La Kill Chain s’applique-t-elle aux attaques internes ?
La Cyber Kill Chain a été pensée pour les attaques externes, mais ses principes peuvent être adaptés aux menaces internes ou hybrides en ajustant les scénarios.
Comment la Kill Chain aide-t-elle à prévenir les ransomwares ?
En détectant et bloquant les attaques avant la phase d’action (livraison, exploitation, installation), elle empêche souvent le chiffrement des systèmes ou l’exfiltration de données.
Quelle est la différence entre Cyber Kill Chain et MITRE ATT&CK ?
La Cyber Kill Chain décrit les 7 étapes générales d’une attaque classique, tandis que la matrice MITRE ATT&CK répertorie de manière plus détaillée les tactiques et techniques concrètes utilisées par les attaquants.

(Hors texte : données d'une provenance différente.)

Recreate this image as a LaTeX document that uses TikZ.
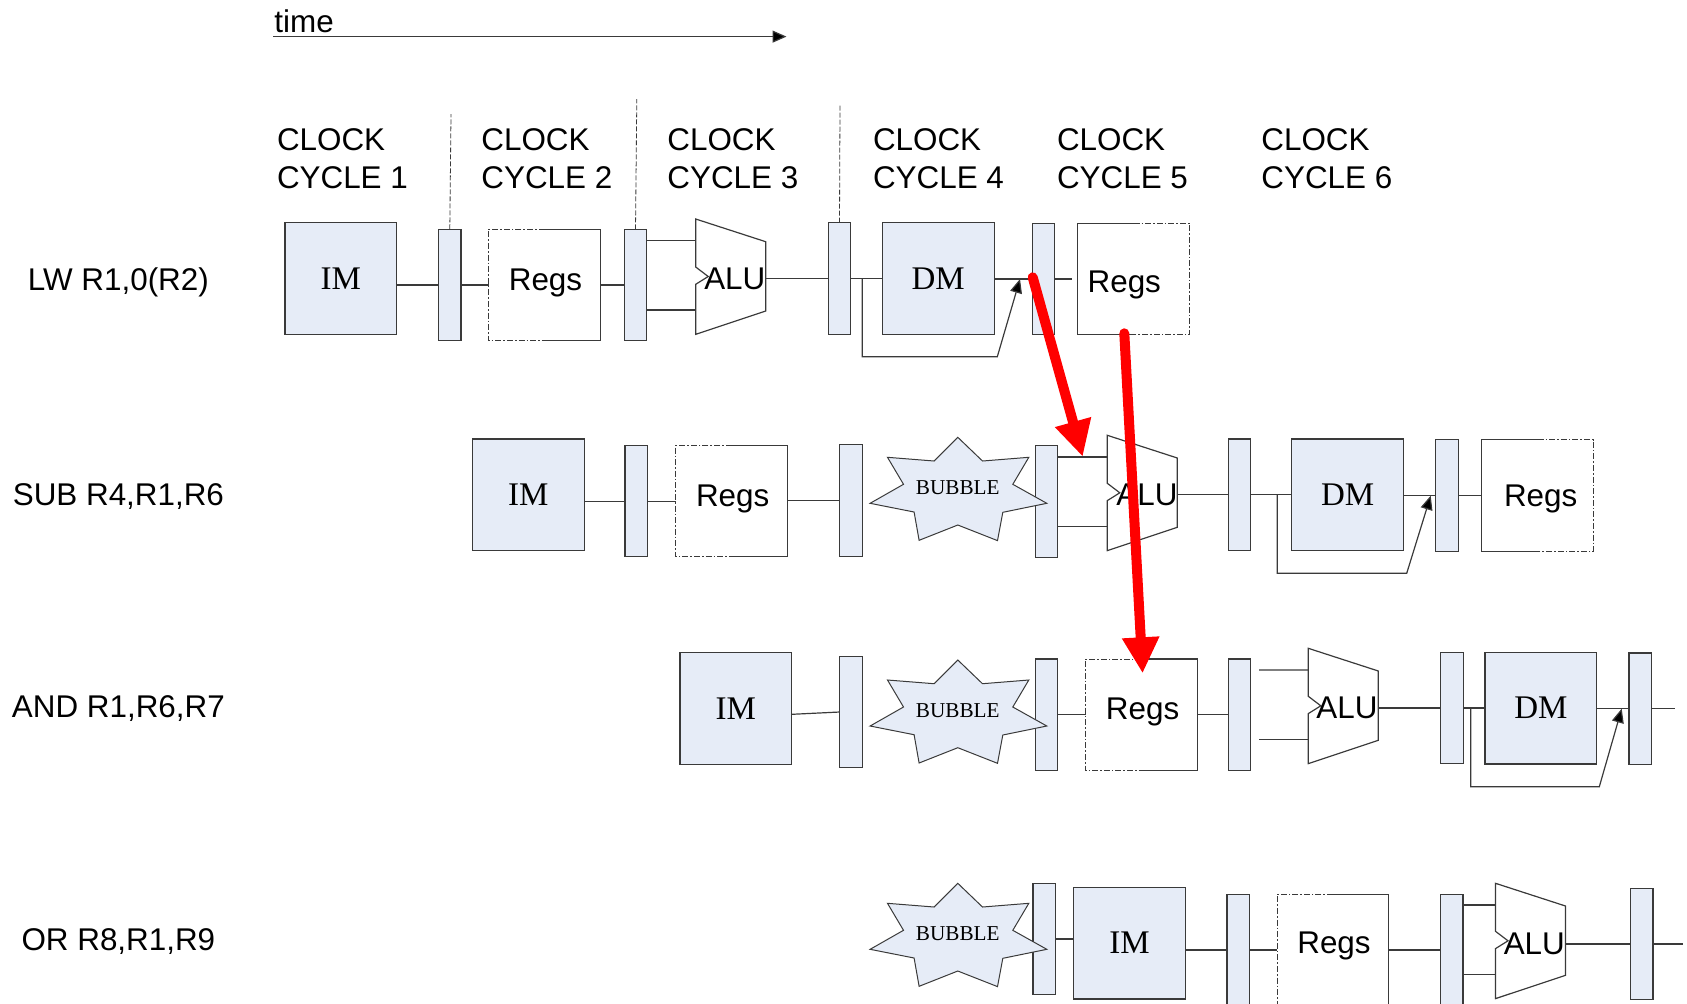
\documentclass[tikz,border=0pt]{standalone}
\usepackage{fontspec}
\setmainfont{Liberation Sans}
\newfontfamily\pipeserif{Liberation Serif}
\usepackage{xcolor}
\usetikzlibrary{arrows.meta,positioning}
\definecolor{pipeFill}{HTML}{E6ECF7}
\definecolor{pipeInk}{HTML}{3A3A3A}
\definecolor{pipeRed}{HTML}{FF0000}
\tikzset{
 stagebox/.style={draw=pipeInk,line width=0.6pt,inner sep=0pt,outer sep=0pt,anchor=north west},
 membox/.style={stagebox,fill=pipeFill,minimum width=55.9pt,minimum height=55.8pt,font=\pipeserif\fontsize{16.5}{18}\selectfont},
 latchbox/.style={stagebox,fill=pipeFill,minimum width=11.2pt,minimum height=55.7pt},
 regsbox/.style={inner sep=0pt,outer sep=0pt,anchor=north west,minimum width=55.9pt,minimum height=55.7pt},
 wire/.style={draw=pipeInk,line width=0.6pt},
 cyclemark/.style={draw=pipeInk,line width=0.4pt,dash pattern=on 2.5pt off 1pt},
 halfdash/.style={draw=pipeInk,line width=0.5pt,dash pattern=on 3pt off 1pt on 0.8pt off 1pt},
 sans/.style={font=\fontsize{15.7}{18.8}\selectfont,inner sep=0pt,align=left},
 flat/.style={sans,text depth=0pt},
 bubbletxt/.style={font=\pipeserif\fontsize{10.6}{13}\selectfont,inner sep=0pt},
 tip/.style={-{Triangle[length=7pt,width=6pt,fill=black]}},
 hazard/.style={draw=pipeRed,line width=5pt,line cap=round,-{Triangle[length=18pt,width=17.5pt,fill=pipeRed]}}
}
\begin{document}
\begin{tikzpicture}[x=0.5pt,y=-0.5pt]
\clip (0,0) rectangle (1687,1003);
% pipeline registers
\foreach \name/\x/\y in {
 la1/438.6/229.3,la2/624.3/229.3,la3/828.3/222.7,la4/1032.3/223.3,
 lb1/625/445.4,lb2/839.7/444.7,lb3/1035.3/445.7,lb4/1228.3/439,lb5/1435.7/439.7,
 lc1/839.7/656.3,lc2/1035.3/659,lc3/1228.4/659,lc4/1440.7/652.3,lc5/1629/653,
 ld1/1033/883.3,ld2/1227/894.3,ld3/1440.5/894.3,ld4/1630.6/888.3}{
 \node[latchbox] (\name) at (\x,\y) {};
}
\foreach \name/\x/\y/\txt in {
 im1/285/222.7/IM,dm1/882.3/222.7/DM,
 im2/472.3/439/IM,dm2/1291.7/439/DM,
 im3/680/652.5/IM,dm3/1485/652.3/DM,
 im4/1073.7/887.3/IM}{
 \node[membox] (\name) at (\x,\y) {\txt};
}
% register file, read side dashed on the left
\foreach \name/\x/\y/\tx/\ty in {
 rg1/488.6/229.3/545.5/279.5,rb1/675.7/445.4/732.7/495.5,
 rc1/1085.5/659/1142.6/708.5,rd1/1277/894.3/1334/943}{
 \node[regsbox] (\name) at (\x,\y) {};
 \draw[halfdash] (\name.north) -- (\name.north west) -- (\name.south west) -- (\name.south);
 \draw[wire] (\name.north) -- (\name.north east) -- (\name.south east) -- (\name.south);
 \node[flat] (\name-t) at (\tx,\ty) {Regs};
}
% register file, write side dashed on the right
\foreach \name/\x/\y/\tx/\ty in {
 rg2/1077.7/223.3/1124.3/281.5,rb2/1481.7/439.7/1540.7/495.5}{
 \node[regsbox] (\name) at (\x,\y) {};
 \draw[wire] (\name.north) -- (\name.north west) -- (\name.south west) -- (\name.south);
 \draw[halfdash] (\name.north) -- (\name.north east) -- (\name.south east) -- (\name.south);
 \node[flat] (\name-t) at (\tx,\ty) {Regs};
}
% ALU outlines
\foreach \name/\x/\y/\tx/\ty in {
 alu1/695.7/219/734.8/278.7,alu2/1107.3/435.3/1147/494.5,
 alu3/1308.3/648.3/1347/708,alu4/1495.5/883.3/1534.3/943.6}{
 \begin{scope}[shift={(\x,\y)}]
  \draw[wire] (0,0)--(70,22.7)--(70,92)--(0,115.3)--(0,65.3)--(12.5,57.5)--(0,48)--cycle;
  \coordinate (\name-a) at (0,21.7);
  \coordinate (\name-b) at (0,91);
  \coordinate (\name-o) at (70,59.5);
 \end{scope}
 \node[sans] (\name-t) at (\tx,\ty) {ALU};
}
% wires into a latch, at its height
\foreach \a/\b in {im1/la1,rg1/la2,im2/lb1,rb1/lb2,dm1/la4,dm2/lb5,rc1/lc3,dm3/lc5,im4/ld2,rd1/ld3}{
 \draw[wire] (\a.east |- \b.west) -- (\b.west);
}
% wires out of a latch
\foreach \a/\b in {la1/rg1,la3/dm1,lb1/rb1,lb4/dm2,lb5/rb2,lc2/rc1,lc4/dm3,ld1/im4,ld2/rd1}{
 \draw[wire] (\a.east) -- (\a.east -| \b.west);
}
\draw[wire] ([yshift=-3pt]im3.east) -- (lc1.west);
\foreach \a/\b in {alu1/la3,alu2/lb4,alu3/lc4,alu4/ld4}{
 \draw[wire] (\b.west -| \a-o) -- (\b.west);
}
\foreach \a/\b in {la2/alu1,lb3/alu2,ld3/alu4}{
 \draw[wire] (\a.east |- \b-a) -- (\b-a);
 \draw[wire] (\a.east |- \b-b) -- (\b-b);
}
\coordinate (ca) at (1259,670);
\coordinate (cb) at (1259,739.3);
\draw[wire] (ca) -- (alu3-a);
\draw[wire] (cb) -- (alu3-b);
\coordinate (e1) at (1072.3,279);
\coordinate (e2) at (1675,708.7);
\coordinate (e3) at (1683,943.5);
\draw[wire] (la4.east) -- (la4.east -| e1);
\draw[wire] (lc5.east) -- (lc5.east -| e2);
\draw[wire] (ld4.east) -- (ld4.east -| e3);
% bypass loops round DM
\foreach \name/\x/\y/\yb/\xk/\xt/\yt in {
 bp1/862.3/278.7/356.7/997.3/1020/279,
 bp2/1277.3/495/573.3/1406.7/1430.7/495.7,
 bp3/1470.7/708.3/786.7/1599.3/1621.7/708.7}{
 \coordinate (\name-s) at (\x,\y);
 \coordinate (\name-k) at (\xk,\yb);
 \coordinate (\name-t) at (\xt,\yt);
 \draw[wire,tip] (\name-s) |- (\name-k) -- (\name-t);
}
% bubbles
\foreach \name/\y in {bub1/437.3,bub2/660,bub3/883.3}{
 \begin{scope}[shift={(957.8,\y)}]
  \draw[draw=pipeInk,line width=0.5pt,fill=pipeFill] (0,0)--(24.7,23.7)--(71,20)--(55,47)--(89,66)--(45,75)--(39.7,103.3)--(0,87.7)--(-38.7,103)--(-43.7,74.7)--(-87.7,66)--(-54.3,47)--(-70.3,20)--(-23.7,23.7)--cycle;
  \node[bubbletxt] (\name) at (0,50.5) {BUBBLE};
 \end{scope}
}
% labels
\node[sans,anchor=west] (timelbl) at (274,21.5) {time};
\coordinate (tm0) at (273.3,36.6);
\coordinate (tm1) at (786.5,36.6);
\draw[wire,tip] (tm0) -- (tm1);
\foreach \name/\x/\n in {cc1/276.6/1,cc2/481/2,cc3/667/3,cc4/872.6/4,cc5/1056.6/5,cc6/1261/6}{
 \node[sans,anchor=west] (\name) at (\x,158.7) {CLOCK\\CYCLE \n};
}
\foreach \name/\y/\txt in {
 ins1/278.7/{LW R1,0(R2)},ins2/495/{SUB R4,R1,R6},
 ins3/707/{AND R1,R6,R7},ins4/940/{OR R8,R1,R9}}{
 \node[flat] (\name) at (118.4,\y) {\txt};
}
\coordinate (ck1) at (451,114);
\coordinate (ck2) at (636.8,99);
\coordinate (ck3) at (840,105.5);
\draw[cyclemark] (la1.north) -- (ck1);
\draw[cyclemark] (la2.north) -- (ck2);
\draw[cyclemark] (la3.north) -- (ck3);
% load-use hazards
\coordinate (hz1s) at (1032.7,277.3);
\coordinate (hz1e) at (1082.7,456.7);
\coordinate (hz2s) at (1124.3,333.3);
\coordinate (hz2e) at (1142.6,673.3);
\draw[hazard] (hz1s) -- (hz1e);
\draw[hazard] (hz2s) -- (hz2e);
\end{tikzpicture}
\end{document}
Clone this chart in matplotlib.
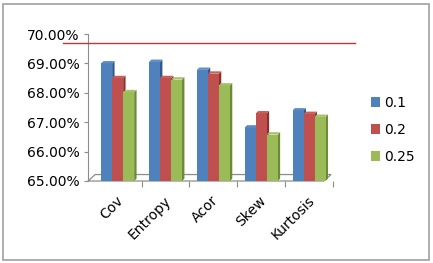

Elle ne suit pas d’ordre linéaire.
Pourquoi la Cyber Kill Chain est-elle importante pour les RSSI ?
La Cyber Kill Chain permet aux RSSI et responsables de la sécurité d’adopter une vision structurée du cycle d’attaque, depuis la reconnaissance jusqu’à l’exfiltration des données.
En cartographiant chaque phase d’une intrusion, les RSSI peuvent identifier les points de détection et d’intervention les plus efficaces, prioriser les mesures de protection et piloter la sécurité dans une logique de gestion des risques.
Ce modèle facilite également la communication entre les équipes techniques et la direction, en traduisant les incidents cyber en enjeux stratégiques et métiers.
Comment adapter la Kill Chain aux environnements cloud et SaaS ?
Les environnements cloud et SaaS exigent une adaptation du modèle traditionnel de la Cyber Kill Chain, car les frontières réseau y sont plus diffuses et la responsabilité de la sécurité est partagée entre le fournisseur et l’entreprise.
Pour être efficace, la Kill Chain doit intégrer des éléments spécifiques :
- la surveillance des identités et des accès (IAM, MFA, Zero Trust) ;
- la cartographie des flux de données inter-applications ;
- le monitoring des configurations cloud pour détecter les erreurs ou failles d’exposition ;
- et la corrélation des alertes issues des plateformes SaaS via des outils SIEM ou XDR.
Cette adaptation permet de conserver les bénéfices analytiques du modèle tout en tenant compte des réalités opérationnelles du cloud computing moderne.